(Charts and diagrams as code)
________________

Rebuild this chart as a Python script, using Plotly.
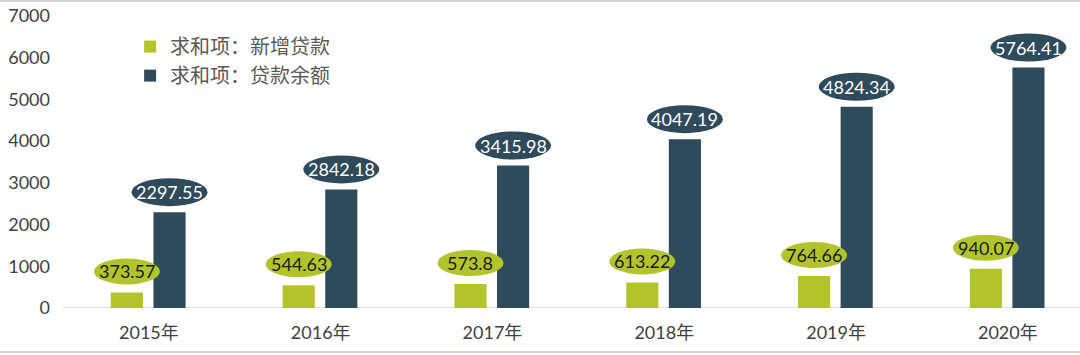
import plotly.graph_objects as go

categories = ["2015年", "2016年", "2017年", "2018年", "2019年", "2020年"]
new_loans = [373.57, 544.63, 573.8, 613.22, 764.66, 940.07]
loan_balance = [2297.55, 2842.18, 3415.98, 4047.19, 4824.34, 5764.41]
new_labels = ["373.57", "544.63", "573.8", "613.22", "764.66", "940.07"]
bal_labels = ["2297.55", "2842.18", "3415.98", "4047.19", "4824.34", "5764.41"]
series_names = ["求和项：新增贷款", "求和项：贷款余额"]
y_ticks = [0, 1000, 2000, 3000, 4000, 5000, 6000, 7000]

GREEN = "#b2c42b"
DARK = "#2f4a5a"
NUM_FONT = "Lato, 'Open Sans', sans-serif"
CJK_FONT = "Lato, 'Noto Sans CJK SC', sans-serif"

BAR_W = 0.187
OFF_G = -0.128
OFF_D = 0.12

fig = go.Figure()
fig.add_trace(go.Bar(x=categories, y=new_loans, name=series_names[0],
                     marker=dict(color=GREEN, line=dict(width=0)),
                     width=BAR_W, offset=OFF_G - BAR_W / 2))
fig.add_trace(go.Bar(x=categories, y=loan_balance, name=series_names[1],
                     marker=dict(color=DARK, line=dict(width=0)),
                     width=BAR_W, offset=OFF_D - BAR_W / 2))

shapes = []
annotations = []
for i, (v, lab) in enumerate(zip(new_loans, new_labels)):
    xc = i + OFF_G
    shapes.append(dict(type="circle", xref="x", yref="y", xsizemode="pixel", ysizemode="pixel",
                       xanchor=xc, yanchor=v, x0=-33, x1=33, y0=8, y1=34,
                       fillcolor=GREEN, line=dict(width=0), layer="above"))
    annotations.append(dict(x=xc, y=v, xref="x", yref="y", text=lab, showarrow=False,
                            yshift=21, font=dict(family=NUM_FONT, size=18, color="#1a1a1a")))
for i, (v, lab) in enumerate(zip(loan_balance, bal_labels)):
    xc = i + OFF_D
    shapes.append(dict(type="circle", xref="x", yref="y", xsizemode="pixel", ysizemode="pixel",
                       xanchor=xc, yanchor=v, x0=-38, x1=38, y0=6, y1=34,
                       fillcolor=DARK, line=dict(width=0), layer="above"))
    annotations.append(dict(x=xc, y=v, xref="x", yref="y", text=lab, showarrow=False,
                            yshift=20, font=dict(family=NUM_FONT, size=18, color="#ffffff")))

# zero baseline
shapes.append(dict(type="line", xref="paper", yref="y", x0=0, x1=1, y0=0, y1=0,
                   line=dict(color="#d9d9d9", width=1.5), layer="below"))
# image frame lines
shapes.append(dict(type="line", xref="paper", yref="paper", x0=-0.07, x1=1.01, y0=1.051, y1=1.051,
                   line=dict(color="#d4d4d4", width=2)))
shapes.append(dict(type="line", xref="paper", yref="paper", x0=-0.07, x1=1.01, y0=-0.151, y1=-0.151,
                   line=dict(color="#d4d4d4", width=2)))

fig.update_layout(
    width=1080, height=355,
    margin=dict(l=63, r=0, t=16, b=47),
    paper_bgcolor="white", plot_bgcolor="white",
    barmode="overlay",
    showlegend=True,
    legend=dict(x=0.066, y=0.962, xanchor="left", yanchor="top",
                font=dict(family="'Noto Sans CJK SC', sans-serif", size=20, color="#595959"),
                bgcolor="rgba(0,0,0,0)", tracegroupgap=0, itemwidth=30),
    shapes=shapes,
    annotations=annotations,
    xaxis=dict(type="category", range=[-0.5, 5.42], showgrid=False, showline=False,
               zeroline=False, ticks="", ticklabelstandoff=12,
               tickfont=dict(family=CJK_FONT, size=18, color="#404040")),
    yaxis=dict(range=[0, 7000], tickvals=y_ticks, showgrid=False, showline=False,
               zeroline=False, ticks="", ticklabelstandoff=12,
               tickfont=dict(family=NUM_FONT, size=18, color="#404040")),
)

fig.write_html("out.html")
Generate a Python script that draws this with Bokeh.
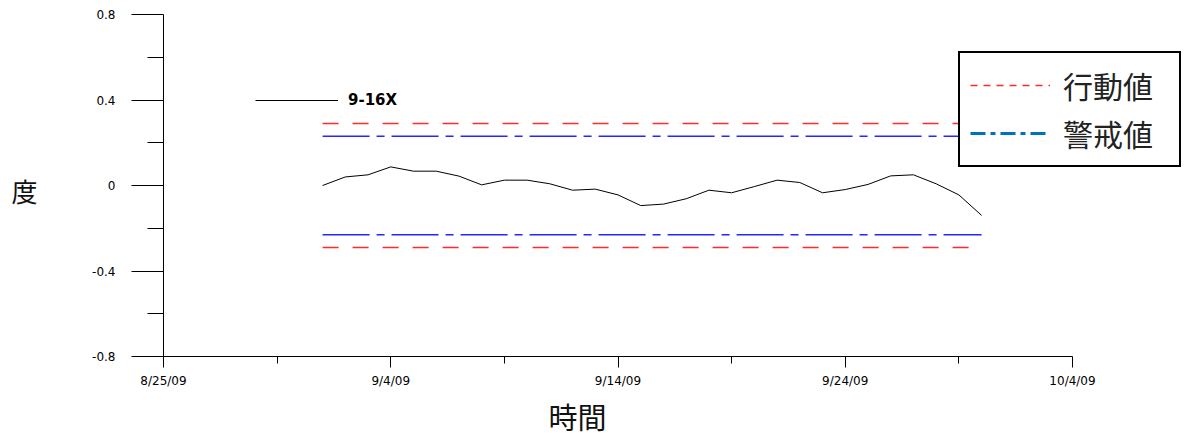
import pandas as pd
from bokeh.plotting import figure
from bokeh.models import FixedTicker, Legend, LegendItem, Label
from bokeh.embed import file_html
from bokeh.resources import INLINE

# ---------------- data ----------------
dates = pd.date_range("2009-09-01", "2009-09-30", freq="D")
values = [0.00, 0.04, 0.05, 0.087, 0.067, 0.067, 0.044, 0.003, 0.025, 0.025,
          0.008, -0.022, -0.017, -0.044, -0.094, -0.087, -0.062, -0.022, -0.034, -0.005,
          0.025, 0.014, -0.034, -0.019, 0.005, 0.045, 0.05, 0.008, -0.044, -0.14]
series_name = "9-16X"
action_level = 0.29
warning_level = 0.23
legend_labels = ["行動値", "警戒値"]

x_tick_dates = ["2009-08-25", "2009-09-04", "2009-09-14", "2009-09-24", "2009-10-04"]
x_tick_labels = ["8/25/09", "9/4/09", "9/14/09", "9/24/09", "10/4/09"]
x_minor_dates = ["2009-08-30", "2009-09-09", "2009-09-19", "2009-09-29"]
y_ticks = [-0.8, -0.4, 0, 0.4, 0.8]
y_tick_labels = ["-0.8", "-0.4", "0", "0.4", "0.8"]
y_minor = [-0.6, -0.2, 0.2, 0.6]
x_title = "時間"
y_title = "度"

def ms(d):
    return pd.Timestamp(d).value / 1e6

# ---------------- layout (pixels) ----------------
W, H = 1185, 440
ax_left, ax_right = 163, 1072     # pixel x of first / last x tick
ax_top, ax_bottom = 14, 356       # pixel y of top / bottom y tick
x0, x1 = ms(x_tick_dates[0]), ms(x_tick_dates[-1])
y0, y1 = y_ticks[0], y_ticks[-1]
px_per_ms = (ax_right - ax_left) / (x1 - x0)
px_per_unit = (ax_bottom - ax_top) / (y1 - y0)
xr = (x0 - ax_left / px_per_ms, x1 + (W - ax_right) / px_per_ms)
yr = (y0 - (H - ax_bottom) / px_per_unit, y1 + ax_top / px_per_unit)

p = figure(width=W, height=H, x_axis_type="datetime", x_range=xr, y_range=yr,
           min_border_left=0, min_border_right=0, min_border_top=0, min_border_bottom=0,
           output_backend="svg", toolbar_location=None)
p.title.visible = False
p.outline_line_color = None
p.xgrid.visible = False
p.ygrid.visible = False
p.background_fill_color = "white"
p.border_fill_color = "white"

# reference lines
x_span = [dates[0], dates[-1]]
for lvl in (action_level, -action_level):
    p.line(x_span, [lvl, lvl], line_color="#FF2A2A", line_width=1.5, line_dash="16 14")
for lvl in (warning_level, -warning_level):
    p.line(x_span, [lvl, lvl], line_color="#2626FF", line_width=1.5, line_dash="47 7 8 7")

# data line
data_r = p.line(dates, values, line_color="black", line_width=1)

# legend-only renderers (no visible data)
nan = float("nan")
leg_action = p.line([x0, x0], [nan, nan], line_color="#FF2A2A", line_width=1.5, line_dash="7 6")
leg_warning = p.line([x0, x0], [nan, nan], line_color="#0070C0", line_width=3, line_dash="15 5 5 5")

# axes
TICK_FONT = "DejaVu Sans"
xa = p.xaxis[0]
xa.fixed_location = y0
xa.bounds = (x0, x1)
xa.ticker = FixedTicker(ticks=[ms(d) for d in x_tick_dates], minor_ticks=[ms(d) for d in x_minor_dates])
xa.major_label_overrides = {ms(d): lab for d, lab in zip(x_tick_dates, x_tick_labels)}
xa.major_tick_out = 11
xa.major_tick_in = 0
xa.minor_tick_out = 7
xa.minor_tick_in = 0
xa.major_label_standoff = 6
xa.major_label_text_font = TICK_FONT
xa.major_label_text_font_size = "12px"
xa.major_label_text_color = "black"
xa.axis_line_color = "black"
xa.major_tick_line_color = "black"
xa.minor_tick_line_color = "black"

ya = p.yaxis[0]
ya.fixed_location = x0
ya.bounds = (y0, y1)
ya.ticker = FixedTicker(ticks=y_ticks, minor_ticks=y_minor)
ya.major_label_overrides = {t: lab for t, lab in zip(y_ticks, y_tick_labels)}
ya.major_tick_out = 32
ya.major_tick_in = 0
ya.minor_tick_out = 16
ya.minor_tick_in = 0
ya.major_label_standoff = 16
ya.major_label_text_font = TICK_FONT
ya.major_label_text_font_size = "12px"
ya.major_label_text_color = "black"
ya.axis_line_color = "black"
ya.major_tick_line_color = "black"
ya.minor_tick_line_color = "black"

# series legend
leg1 = Legend(items=[LegendItem(label=series_name, renderers=[data_r])],
              location=(255, H - 110), glyph_width=83, glyph_height=20, label_height=20,
              padding=0, margin=0, spacing=0, label_standoff=10,
              border_line_alpha=0, background_fill_alpha=0,
              label_text_font="DejaVu Sans", label_text_font_style="bold",
              label_text_font_size="15px", label_text_color="black")
p.add_layout(leg1)

# limits legend
leg2 = Legend(items=[LegendItem(label=legend_labels[0], renderers=[leg_action]),
                     LegendItem(label=legend_labels[1], renderers=[leg_warning])],
              location=(958, H - 167), glyph_width=80, glyph_height=36, label_height=36,
              label_width=106,
              padding=10, margin=0, spacing=4, label_standoff=13,
              border_line_color="black", border_line_width=2.5, border_line_alpha=1,
              background_fill_color="white", background_fill_alpha=1,
              label_text_font="Noto Sans CJK JP", label_text_font_size="30px",
              label_text_color="#222222")
p.add_layout(leg2)

# axis titles
p.add_layout(Label(x=24, y=H - 190, x_units="screen", y_units="screen", text=y_title,
                   text_font="Noto Sans CJK JP", text_font_size="26px",
                   text_align="center", text_baseline="middle", text_color="#111111"))
p.add_layout(Label(x=577, y=H - 415, x_units="screen", y_units="screen", text=x_title,
                   text_font="Noto Sans CJK JP", text_font_size="29px",
                   text_align="center", text_baseline="middle", text_color="#111111"))

open("out.html", "w").write(file_html(p, INLINE))
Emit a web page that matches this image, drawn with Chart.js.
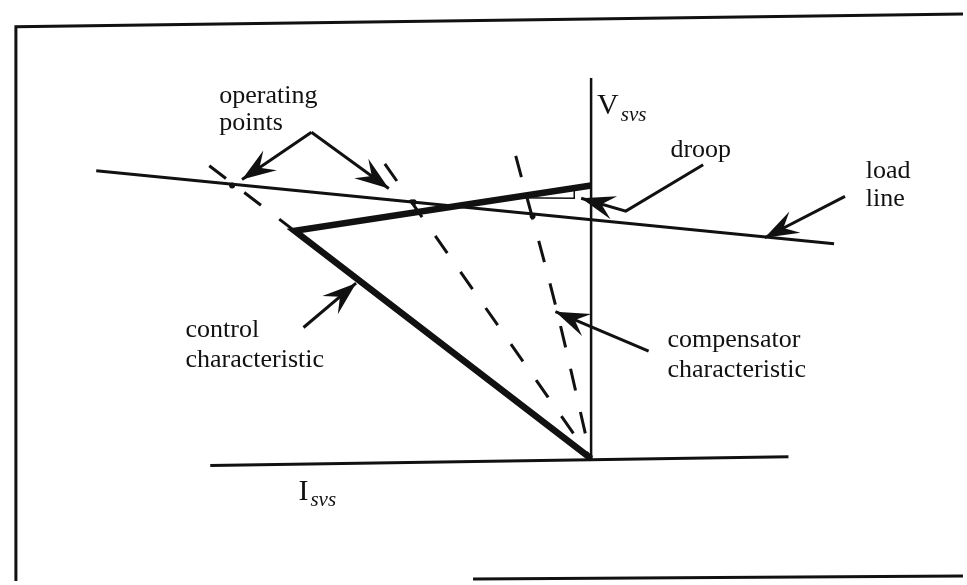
<!DOCTYPE html>
<html><head><meta charset="utf-8">
<script src="https://cdn.jsdelivr.net/npm/chart.js@4/dist/chart.umd.min.js"></script>
<style>html,body{margin:0;padding:0;background:#fff;overflow:hidden}canvas{display:block}</style>
</head><body>
<canvas id="c" width="967" height="585"></canvas>
<script>
// Diagram data in (I, V) units, origin at the axes intersection
const vAxis = [{x:0,y:3.86},{x:0,y:0}];
const iAxis = [{x:-3.84,y:-0.07},{x:1.99,y:0.02}];
const loadLine = [{x:-4.99,y:2.92},{x:2.45,y:2.18}];
const controlChar = [{x:0,y:2.77},{x:-2.99,y:2.31},{x:0,y:0}];
const controlExt = [{x:-3.85,y:2.97},{x:-2.99,y:2.31}];
const compMid = [{x:-2.08,y:2.99},{x:0,y:0}];
const compChar = [{x:-0.76,y:3.07},{x:-0.36,y:1.56},{x:0,y:0}];
const droopTri = [{x:-0.80,y:2.645},{x:-0.17,y:2.64},{x:-0.17,y:2.744}];
const opPoints = [{x:-3.62,y:2.77},{x:-1.79,y:2.60},{x:-0.59,y:2.46}];
const arrowOpA = [{x:-2.82,y:3.31},{x:-3.52,y:2.83}];
const arrowOpB = [{x:-2.82,y:3.31},{x:-2.04,y:2.74}];
const arrowDroop = [{x:1.13,y:2.98},{x:0.35,y:2.51},{x:-0.10,y:2.64}];
const arrowLoad = [{x:2.56,y:2.66},{x:1.75,y:2.24}];
const arrowControl = [{x:-2.90,y:1.33},{x:-2.37,y:1.78}];
const arrowComp = [{x:0.58,y:1.09},{x:-0.36,y:1.49}];
const frameLeftTop = [{x:-5.80,y:-1.30},{x:-5.80,y:4.38},{x:3.80,y:4.51}];
const frameBottom = [{x:-1.19,y:-1.22},{x:3.80,y:-1.19}];
const labels = ["operating","points","droop","load","line","control","characteristic","compensator","characteristic"];
const labelAt = [[-3.75,3.61],[-3.75,3.33],[0.80,3.06],[2.77,2.85],[2.77,2.56],[-4.09,1.23],[-4.09,0.93],[0.77,1.13],[0.77,0.83]];

const INK = '#111';
function line(data, w, extra) {
  return Object.assign({data, showLine:true, borderColor:INK, borderWidth:w, pointRadius:0, fill:false, tension:0, borderCapStyle:'butt'}, extra||{});
}
const arrows = [arrowOpA, arrowOpB, arrowDroop, arrowLoad, arrowControl, arrowComp];

const overlay = {
  id:'overlay',
  afterDatasetsDraw(chart){
    const ctx = chart.ctx, xs = chart.scales.x, ys = chart.scales.y;
    const P = p => [xs.getPixelForValue(p.x), ys.getPixelForValue(p.y)];
    ctx.save();
    ctx.fillStyle = INK;
    arrows.forEach(a => {
      const [tx,ty] = P(a[a.length-1]), [fx,fy] = P(a[a.length-2]);
      const d = Math.hypot(tx-fx, ty-fy), ux=(fx-tx)/d, uy=(fy-ty)/d, px=-uy, py=ux;
      const L=34, W=12;
      ctx.beginPath();
      ctx.moveTo(tx,ty);
      ctx.lineTo(tx+ux*L+px*W, ty+uy*L+py*W);
      ctx.lineTo(tx+ux*L*0.62, ty+uy*L*0.62);
      ctx.lineTo(tx+ux*L-px*W, ty+uy*L-py*W);
      ctx.closePath();
      ctx.fill();
    });
    ctx.textBaseline='alphabetic'; ctx.textAlign='left';
    ctx.font = '26px "Liberation Serif", "DejaVu Serif", serif';
    labels.forEach((t,i) => {
      const [x,y] = P({x:labelAt[i][0], y:labelAt[i][1]});
      ctx.fillText(t, x, y);
    });
    // axis names
    let [x,y] = P({x:0.06,y:3.49});
    ctx.font = '30px "Liberation Serif", serif'; ctx.fillText('V', x, y);
    [x,y] = P({x:0.30,y:3.42});
    ctx.font = 'italic 21px "Liberation Serif", serif'; ctx.fillText('svs', x, y);
    [x,y] = P({x:-2.95,y:-0.42});
    ctx.font = '30px "Liberation Serif", serif'; ctx.fillText('I', x, y);
    [x,y] = P({x:-2.83,y:-0.48});
    ctx.font = 'italic 21px "Liberation Serif", serif'; ctx.fillText('svs', x, y);
    ctx.restore();
  }
};

new Chart(document.getElementById('c'), {
  type:'scatter',
  data:{datasets:[
    line(frameLeftTop, 3),
    line(frameBottom, 3),
    line(vAxis, 2.5),
    line(iAxis, 3),
    line(loadLine, 3),
    line(controlExt, 3, {borderDash:[21,23]}),
    line(compMid, 3, {borderDash:[21,23]}),
    line(compChar, 3, {borderDash:[22,22], tension:0.3}),
    line(controlChar, 6.5, {borderJoinStyle:'miter'}),
    line(droopTri, 1.5),
    line(arrowOpA, 3), line(arrowOpB, 3), line(arrowDroop, 3),
    line(arrowLoad, 3), line(arrowControl, 3), line(arrowComp, 3),
    {data:opPoints, showLine:false, pointRadius:3, pointBackgroundColor:INK, pointBorderWidth:0}
  ]},
  options:{
    responsive:false, animation:false,
    layout:{padding:0},
    plugins:{legend:{display:false}, tooltip:{enabled:false}},
    scales:{
      x:{type:'linear', min:-5.92, max:3.75, display:false},
      y:{type:'linear', min:-1.24, max:4.61, display:false}
    }
  },
  plugins:[overlay]
});
</script>
</body></html>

________________

- **What the exercise asks**
Pictures stay out. Print the data exactly, from its first line through the line containing "width=BAR_W, offset=OFF_D - BAR_W".

- **Task answer**
Rebuild this chart as a Python script, using Plotly.
import plotly.graph_objects as go

categories = ["2015年", "2016年", "2017年", "2018年", "2019年", "2020年"]
new_loans = [373.57, 544.63, 573.8, 613.22, 764.66, 940.07]
loan_balance = [2297.55, 2842.18, 3415.98, 4047.19, 4824.34, 5764.41]
new_labels = ["373.57", "544.63", "573.8", "613.22", "764.66", "940.07"]
bal_labels = ["2297.55", "2842.18", "3415.98", "4047.19", "4824.34", "5764.41"]
series_names = ["求和项：新增贷款", "求和项：贷款余额"]
y_ticks = [0, 1000, 2000, 3000, 4000, 5000, 6000, 7000]

GREEN = "#b2c42b"
DARK = "#2f4a5a"
NUM_FONT = "Lato, 'Open Sans', sans-serif"
CJK_FONT = "Lato, 'Noto Sans CJK SC', sans-serif"

BAR_W = 0.187
OFF_G = -0.128
OFF_D = 0.12

fig = go.Figure()
fig.add_trace(go.Bar(x=categories, y=new_loans, name=series_names[0],
                     marker=dict(color=GREEN, line=dict(width=0)),
                     width=BAR_W, offset=OFF_G - BAR_W / 2))
fig.add_trace(go.Bar(x=categories, y=loan_balance, name=series_names[1],
                     marker=dict(color=DARK, line=dict(width=0)),
                     width=BAR_W, offset=OFF_D - BAR_W / 2))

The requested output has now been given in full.